Facebook admits it could have done more to stop Myanmar violence incited on its platform

The social network said it hadn’t “done enough” to prevent the spread of violence-inducing posts on its site.

Over 700,000 Rohingya people have been forced to flee violence which a new report says Facebook did little to prevent the incitement of on its platform. AFP
Over 700,000 Rohingya people have been forced to flee violence which a new report says Facebook did little to prevent the incitement of on its platform. AFP

Facebook has admitted it did not act swiftly or comprehensively enough to prevent the spread of division and inciting online violence in Myanmar, saying it “should do more”.

The admission comes after an independent report, commissioned by Facebook and carried out by Business for Social Responsibility (BSR) found that the social network had failed in its responsibility to keep false information and hate speech off its platform, and despite improvements there was still a “high likelihood” that hate speech is being posted on Facebook in Myanmar today.

“The report concludes that, prior to this year, we weren’t doing enough to help prevent our platform from being used to foment division and incite offline violence,” Facebook’s product policy manager Alex Warofka wrote in a blog post on the company’s corporate website.

“We agree that we can and should do more.”

Over 700,000 Rohingya have people fled across the border from Myanmar into Bangladesh since last summer as violence, rape and murder were meted out against the Muslim minority by the country’s military in a campaign the UN has called as genocide.

Although the 62-page report made little mention of the Muslim Rohingya people specifically, it laid blame for inciting “offline violence” in Myanmar at Facebook’s door.

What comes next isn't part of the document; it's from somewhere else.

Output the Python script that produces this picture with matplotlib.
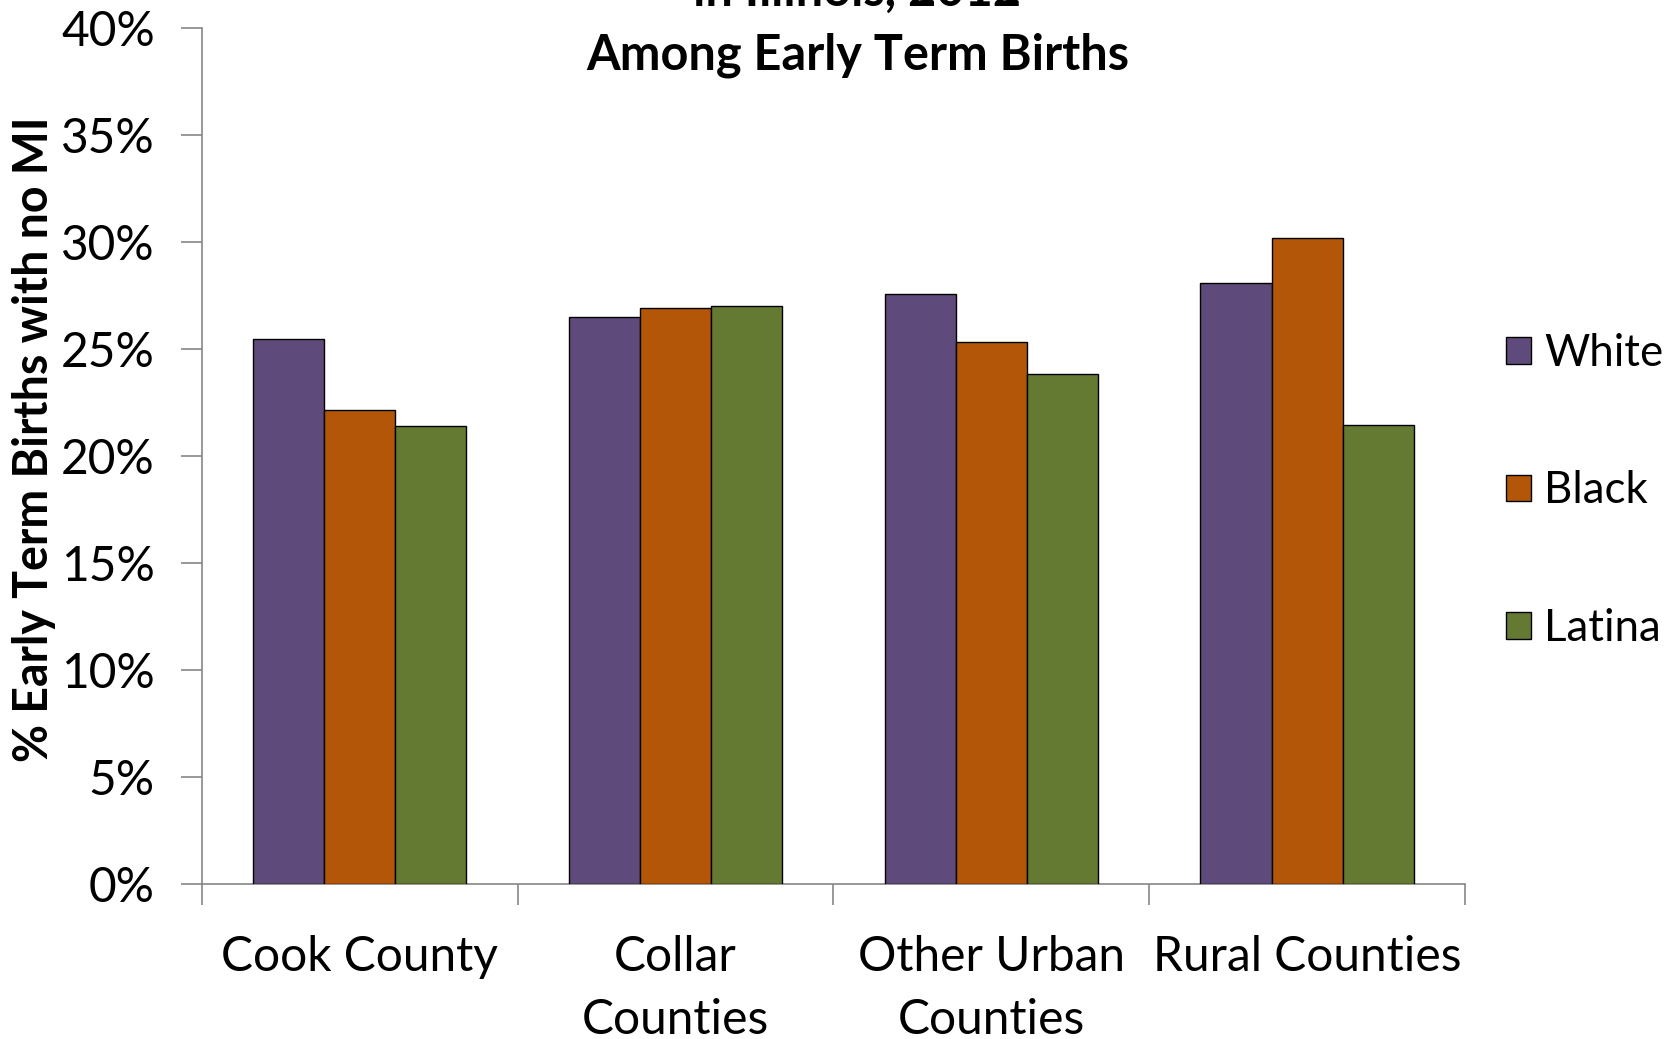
import numpy as np
import matplotlib.pyplot as plt

# data
categories = ["Cook County", "Collar\nCounties", "Other Urban\nCounties", "Rural Counties"]
groups = ["White", "Black", "Latina"]
white = [25.45, 26.5, 27.55, 28.1]
black = [22.15, 26.9, 25.35, 30.2]
latina = [21.4, 27.0, 23.85, 21.45]
colors = ["#5F4B7B", "#B35608", "#647A33"]

plt.rcParams['font.family'] = ['Lato', 'DejaVu Sans']

fig = plt.figure(figsize=(16.78, 10.39), dpi=100)
ax = fig.add_axes([0.1204, 0.1492, 0.7526, 0.8238])

x = np.arange(len(categories))
w = 0.225
for k, (vals, name) in enumerate(zip([white, black, latina], groups)):
    ax.bar(x + (k - 1) * w, vals, width=w, color=colors[k], edgecolor='black',
           linewidth=1.0, label=name, zorder=3)

ax.set_xlim(-0.5, len(categories) - 0.5)
ax.set_ylim(0, 40)
ax.set_yticks(np.arange(0, 41, 5))
ax.set_yticklabels([f"{v}%" for v in range(0, 41, 5)], fontsize=34.5)

# categories between tick marks
ax.set_xticks(np.arange(-0.5, len(categories), 1.0))
ax.set_xticklabels([])
ax.set_xticks(x, minor=True)
ax.set_xticklabels(categories, minor=True, fontsize=34.5, linespacing=1.52)
ax.tick_params(axis='x', which='minor', length=0, pad=37)
ax.tick_params(axis='x', which='major', length=15, width=1.2, color='#868686', direction='out')
ax.tick_params(axis='y', length=15, width=1.2, color='#868686', direction='out', pad=19)

for s in ['top', 'right']:
    ax.spines[s].set_visible(False)
for s in ['left', 'bottom']:
    ax.spines[s].set_color('#868686')
    ax.spines[s].set_linewidth(1.2)

ax.set_ylabel("% Early Term Births with no MI", fontsize=33.5, fontweight='bold')
ax.yaxis.set_label_coords(-0.116, 0.52)

fig.text(0.511, 1.008, "in Illinois, 2012", ha='center', va='center', fontsize=35, fontweight='bold')
fig.text(0.511, 0.947, "Among Early Term Births", ha='center', va='center', fontsize=35, fontweight='bold')

fig.legend(loc='center left', bbox_to_anchor=(0.8975, 0.5275), frameon=False,
           fontsize=31.5, handlelength=0.57, handleheight=0.57, handletextpad=0.3,
           labelspacing=2.2, borderpad=0, borderaxespad=0)

fig.savefig("out.png", dpi=100)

A mix of Facebook’s lack of action on hate speech and misinformation, combined with Myanmar’s inadequate legal protection of human rights had led to an "enabling environment" for human rights abuses, it said.

Facebook grew exponentially in Myanmar after the country opened up to the outside world in 2011,, with 20 million users in mid 2018. In fact, the social network has as many account holders as there are internet users in Myanmar and many phones come with the platform’s app pre-loaded onto them.

The swift and sudden rise in internet use has led to a crisis of internet literacy, BRS said, with citizens finding it difficult to distinguish between fact and misinformation - something which “bad actors” exploited to spread hate against the Rohingya people and others.

“There are indications that organised groups make use of multiple fake accounts and news pages to spread hate speech, fake news, and misinformation for political gain,” the report said.

“Rumours spread on social media have been associated with communal violence and mob justice.”

After the plight of the Rohingya people became the subject of international condemnation, and Facebook singled out by the UN as being “slow and Ineffective” to take action on the issue, the network has made changes. In a blog post discussing the BSR report’s conclusions, Facebook said it had hired 99 native Myanmar language speakers to review content on the platform and extended the use of artificial intelligence to pick up and delete harmful posts.

It has also thrown several hard-line Buddhist monks and Myanmar military members of the platform.

The report’s conclusions and Facebook’s admission comes as the platform is once again under the spotlight for being slow to act on misinformation and hate on its site. On Monday, it finally removed a campaign advert from Donald Trump which multiple television networks had refused to air. By the time it was removed, the video had be viewed millions of times.